§ Data shown:
========
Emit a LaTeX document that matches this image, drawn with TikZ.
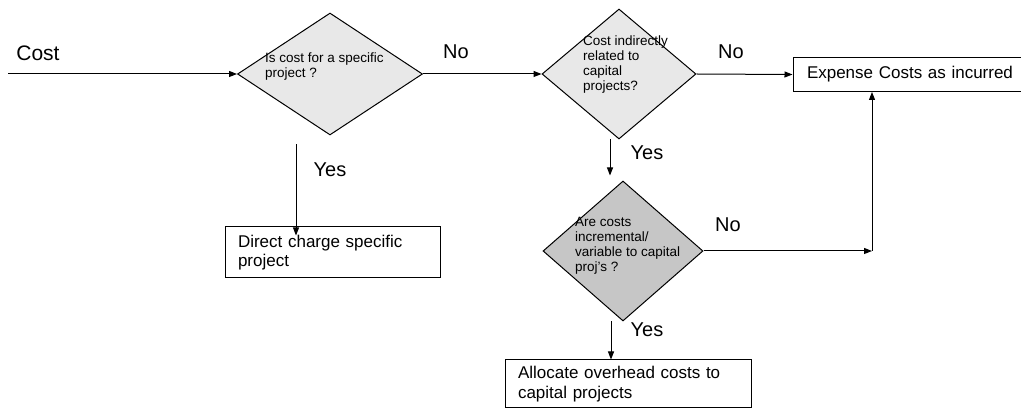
========
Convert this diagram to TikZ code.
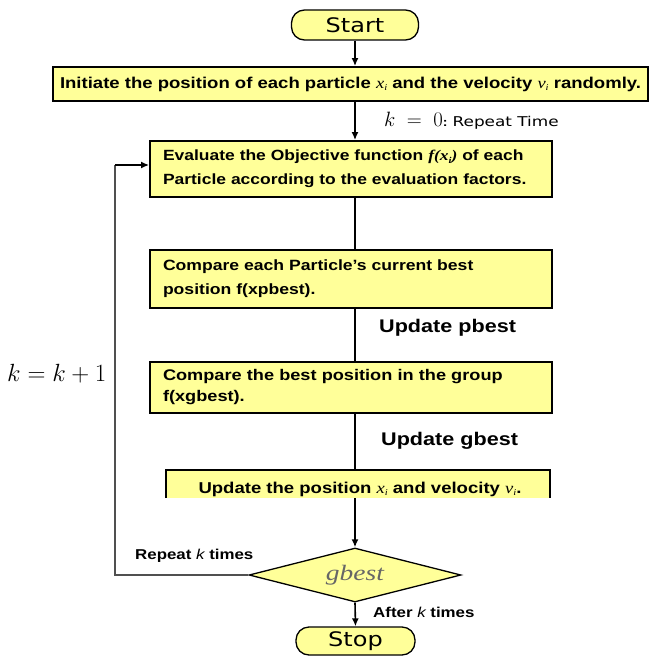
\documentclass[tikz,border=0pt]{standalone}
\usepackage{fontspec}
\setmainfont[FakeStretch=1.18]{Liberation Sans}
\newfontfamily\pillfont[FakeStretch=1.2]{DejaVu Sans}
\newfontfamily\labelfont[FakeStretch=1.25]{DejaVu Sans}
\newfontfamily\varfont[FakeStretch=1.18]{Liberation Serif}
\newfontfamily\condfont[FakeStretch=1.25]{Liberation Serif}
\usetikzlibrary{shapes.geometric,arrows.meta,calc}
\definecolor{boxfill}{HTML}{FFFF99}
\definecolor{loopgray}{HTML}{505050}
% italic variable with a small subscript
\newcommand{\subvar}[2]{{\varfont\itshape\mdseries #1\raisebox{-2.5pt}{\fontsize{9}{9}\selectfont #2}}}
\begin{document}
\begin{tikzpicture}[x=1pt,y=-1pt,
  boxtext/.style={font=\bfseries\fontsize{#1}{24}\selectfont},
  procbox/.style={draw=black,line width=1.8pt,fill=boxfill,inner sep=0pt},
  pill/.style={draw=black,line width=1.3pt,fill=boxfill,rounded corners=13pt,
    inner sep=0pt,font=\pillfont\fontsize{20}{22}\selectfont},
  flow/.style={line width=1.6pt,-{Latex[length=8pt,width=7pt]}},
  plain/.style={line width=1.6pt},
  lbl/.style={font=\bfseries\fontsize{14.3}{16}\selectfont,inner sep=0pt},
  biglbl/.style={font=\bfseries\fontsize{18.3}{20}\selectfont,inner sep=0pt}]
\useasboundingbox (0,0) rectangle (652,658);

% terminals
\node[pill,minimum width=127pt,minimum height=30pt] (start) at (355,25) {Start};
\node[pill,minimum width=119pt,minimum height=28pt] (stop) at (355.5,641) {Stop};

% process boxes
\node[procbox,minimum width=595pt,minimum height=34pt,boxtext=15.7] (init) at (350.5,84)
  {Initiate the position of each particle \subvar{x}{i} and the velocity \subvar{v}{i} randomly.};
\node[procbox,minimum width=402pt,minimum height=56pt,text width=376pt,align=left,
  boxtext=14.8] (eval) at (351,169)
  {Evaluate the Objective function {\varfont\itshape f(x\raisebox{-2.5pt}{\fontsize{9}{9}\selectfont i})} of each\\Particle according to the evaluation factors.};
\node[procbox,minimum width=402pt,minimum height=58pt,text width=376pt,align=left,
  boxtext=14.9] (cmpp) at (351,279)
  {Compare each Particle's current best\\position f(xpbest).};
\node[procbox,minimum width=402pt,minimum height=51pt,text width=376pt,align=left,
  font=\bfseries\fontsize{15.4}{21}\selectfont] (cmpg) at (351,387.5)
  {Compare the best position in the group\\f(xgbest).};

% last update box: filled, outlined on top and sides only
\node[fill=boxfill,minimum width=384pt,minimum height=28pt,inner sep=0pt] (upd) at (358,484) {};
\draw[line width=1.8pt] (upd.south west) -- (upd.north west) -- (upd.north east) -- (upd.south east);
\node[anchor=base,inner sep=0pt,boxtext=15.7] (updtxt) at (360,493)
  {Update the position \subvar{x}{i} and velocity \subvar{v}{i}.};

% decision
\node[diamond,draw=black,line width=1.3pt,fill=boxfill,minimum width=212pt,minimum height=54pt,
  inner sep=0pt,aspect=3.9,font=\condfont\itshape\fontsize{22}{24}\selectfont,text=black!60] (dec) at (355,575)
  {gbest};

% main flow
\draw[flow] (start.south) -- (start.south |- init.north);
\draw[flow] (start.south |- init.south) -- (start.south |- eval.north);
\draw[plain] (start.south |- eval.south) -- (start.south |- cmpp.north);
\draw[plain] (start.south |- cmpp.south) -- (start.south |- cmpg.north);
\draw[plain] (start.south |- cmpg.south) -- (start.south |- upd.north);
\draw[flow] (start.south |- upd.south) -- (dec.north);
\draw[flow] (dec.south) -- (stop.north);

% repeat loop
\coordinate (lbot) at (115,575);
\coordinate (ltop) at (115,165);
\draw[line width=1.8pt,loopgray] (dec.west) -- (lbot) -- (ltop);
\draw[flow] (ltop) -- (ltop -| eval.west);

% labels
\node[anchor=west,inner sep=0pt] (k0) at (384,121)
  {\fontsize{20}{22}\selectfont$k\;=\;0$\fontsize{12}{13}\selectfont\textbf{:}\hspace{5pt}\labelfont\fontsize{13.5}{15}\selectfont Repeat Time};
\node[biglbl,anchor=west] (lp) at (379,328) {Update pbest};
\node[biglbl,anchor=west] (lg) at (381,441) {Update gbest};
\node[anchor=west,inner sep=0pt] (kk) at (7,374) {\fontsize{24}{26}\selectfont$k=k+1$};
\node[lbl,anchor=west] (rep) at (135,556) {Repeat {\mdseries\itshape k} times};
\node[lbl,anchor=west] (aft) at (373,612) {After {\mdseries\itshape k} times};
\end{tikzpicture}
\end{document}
========
§ What to produce: Which lines contain "with"? Copy each of them.

§ Right answer:
Emit a LaTeX document that matches this image, drawn with TikZ.
% italic variable with a small subscript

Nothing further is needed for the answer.